Like many community college students, Demerly got her degree more than a decade after graduating high school.

Snyder says while Ivy Tech will always accept those students, they want students to make that realization earlier.

“We’re replacing K-12 with K-14. And what that means is that everyone is going to have to be pursuing something beyond high school,” Snyder says.

A Changing Job Market Means Changing Educational Needs

That term, K-14, might be new to you. To explain, here’s an example from Teresa Lubbers, Indiana’s Commissioner for Higher Education. She says the state’s expansive manufacturing sector used to employ many Hoosiers – and although it’s still a thriving sector, it looks radically different.

“If you walked into a manufacturing plant today, one of our auto industry plants for example, you’d see robotics going on, the education beyond high school is necessary,” Lubbers says.

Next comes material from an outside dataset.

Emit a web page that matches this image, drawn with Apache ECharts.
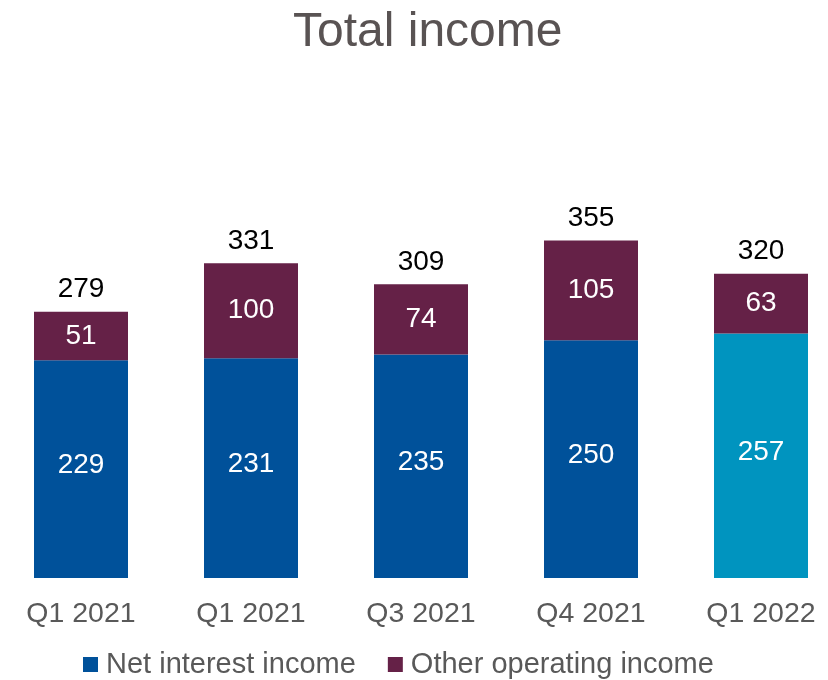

That’s where the idea of K-14 comes in. Higher education, whether a bachelor’s degree, associates degree, technical training or certification, is so necessary it’s already engrained into the current model of K-12 education, with high school students taking AP classes or getting technical training before they even graduate.

The idea of providing community college for everyone seems a little lofty to Lubbers, and she sees the president’s suggestion as more of a positive step in the right direction rather than a solution.

“Personally I don’t think it’s likely to happen in one legislative session of Congress,” she says. “It’s a significant change in the way we deal with these issues, while not in any way taking away from the importance and the value of having a conversation about affordability.”

Shifting The Attitudes Of Students

One of those conversations about the cost of higher education is headquartered in Indianapolis at the Lumina Foundation, which works to promote higher education in communities all over the country.

The Lumina Foundation in Indianapolis spearheads many of those conversations. The organization works to promote higher education in communities all over the country. Dewayne Matthews is the foundation’s vice president for strategy development, and agrees we can do more to find permanent solutions to paying for higher education.

“But the idea of let’s make it simple, make it transparent, make it clear to students and families how much college actually is going to cost and how to pay for it, there’s a real opening there to make that the case,” Matthews says.

Matthews says the biggest struggle with promoting higher education is changing the attitudes of students, an attitude that kept Demerly from returning for her degree for 12 years.

“The cost wasn’t a barrier to me, and I don’t think it is to most kids. I think most kids that don’t go to community college just aren’t college-bound period,” she says.

Figuring out how to change student attitudes so they understand the expectations of the changing job market may be the solution – and might be even more difficult than getting Congress to pass one of the president’s bills.